The advantages of this solution:

  1. A limited number of rows for each month partition table
  2. Good performance when joining the static data of the segment (i.e. the geometry)
  3. The little redundancy of the current release is very good to respond at real-time requests
  4. Space-safer: only ~12 GB of stored data for each partition (1 month) –

The drawbacks:

  1. constraint_exclusion. When querying on date range there is a need of using that feature/parameter of PostgreSQL. That is using constant values in a precompiled query that spans over multiple partitions. Example:

    constraint exclusion OK (will only search on February and March 2017):

    SELECT * FROM main_segments_history 
             WHERE day BETWEEN '2017-01-01' AND '2017-02-03'
    

    constraint exclusion KO (will search on all partition tables):

    SELECT * FROM main_segments_history m 
             JOIN sometable s ON s.id=m.id_segment 
             WHERE day BETWEEN s.day_from AND s.day_to
    
  2. The UPDATE is evil.

We turned OFF the autovacuum for performance issues, doing it with a batch every night.
Consider that in this way we have almost between 90M and 190M UPDATES each day, this is also the number of rows completely rewritten by postgreSQL (as you certainly know an UPDATE will flag the row deleted and then a NEW row is inserted) every day.

More, the UPDATE is a great time-consuming operation creating often a delay on the writes.

We first investigate at the possibility of using a LINK-TO-DATA design, using for example a table as a container of segments id with a data_id to a BIG TABLE of segment states, but we discarded when we just count the number of rows each month to handle with: ~2.880.000.000 with an amount of space of ~3GB a day. Not so good.

What do you think about? Do you have any solution to optimize this system?

Best Answer

The only way to avoid updates to your tables is just not to do them. Given the fact that you're just logging data, I would suggest a daily table, where you store the data for one day. Instead of having 190 M updates/day, you may have 190 M (smaller) inserts/day; and as many updates as there are segments.
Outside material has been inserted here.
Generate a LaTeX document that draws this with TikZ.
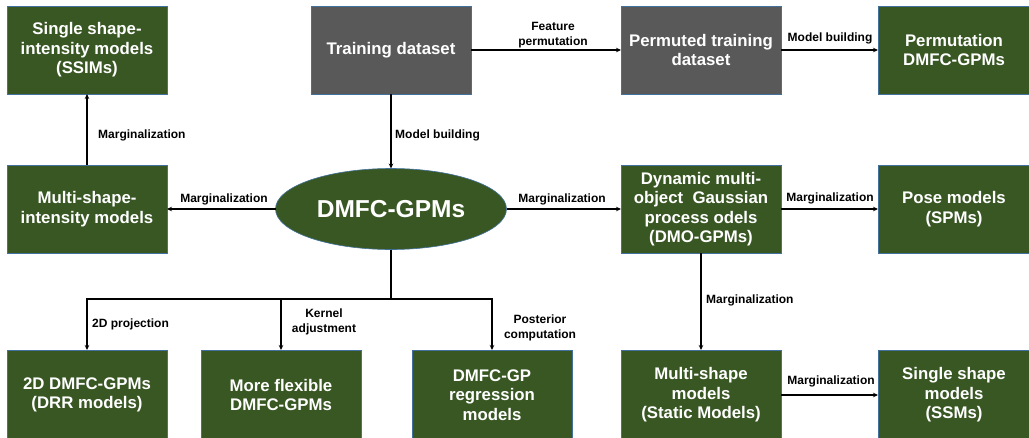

 CREATE TABLE main_segments_history
 ( 
       id_segment integer NOT NULL,
       day date NOT NULL,    
       day_slices bigint[],
       CONSTRAINT main_segments_history_pk PRIMARY KEY (id_segment, day)
 ) ;

 CREATE TABLE dayly_segments
 (
      id_segment integer NOT NULL,
      day date NOT NULL,
      id_slice integer NOT NULL,
      slice bigint,
      PRIMARY KEY (id_segment, day, id_slice)
 ) ;

This would simulate the data for one day (and 200 segments; instead of the millions you might have):

 INSERT INTO 
     dayly_segments
     (id_segment, day, id_slice, slice)
 SELECT
     id_segment, '2017-01-01', id_slice, (random()*1e7)::bigint
 FROM
     generate_series (1, 200) AS s1(id_segment)
     CROSS JOIN generate_series (1, 20*24) AS s2(id_slice) ;

I assume you have some time with low activity, when you run the vacuuming processes. At that time, you can move data from the dayly_segments table to the main_segments_history, and put all the data as an array. This way, you're never updating main_segments_history.
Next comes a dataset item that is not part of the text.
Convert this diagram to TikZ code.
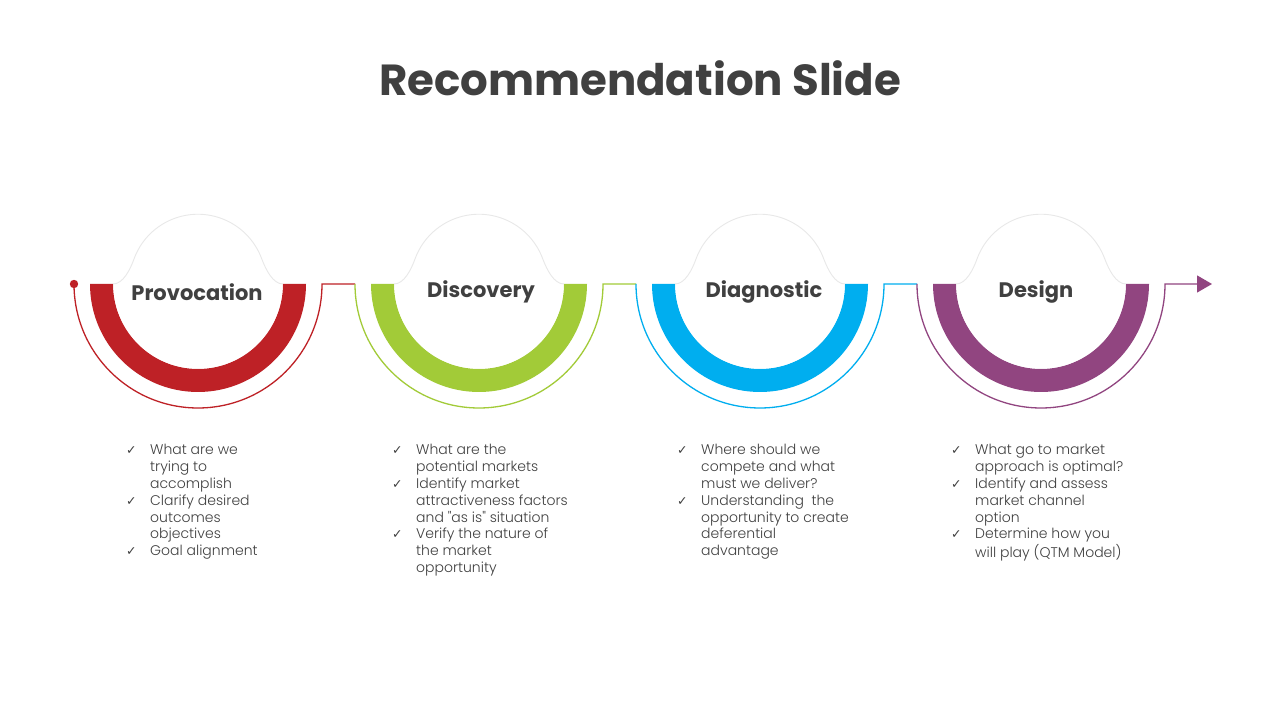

This is, basically, what you would do:

 -- Move segments from dayly_segments to main_segment_history
 INSERT INTO
     main_segments_history
     (id_segment, day, day_slices)
 SELECT
     id_segment, day, 
     (SELECT array_agg(slice) 
      FROM (SELECT slice 
              FROM dayly_segments s1 
             WHERE s1.id_segment = s0.id_segment AND s1.day = s0.day 
          ORDER BY id_slice) AS s2)
 FROM
     (SELECT DISTINCT 
         id_segment, day 
     FROM
         dayly_segments s0
     WHERE 
         day = '2017-01-01'
     ) AS s0 ;

 -- Delete them from original
 DELETE FROM
     dayly_segments
 WHERE
     day = '2017-01-01' ;

 -- At this point, you should also...
 VACUUM dayly_segments ;

dbfiddle here


Assumptions:

  1. You never "miss" any $current_value. That is, there are no holes in your arrays.
  2. id_slice can be assigned the result of any increasing sequence. You could aso use, instead of an integer value, just a time value.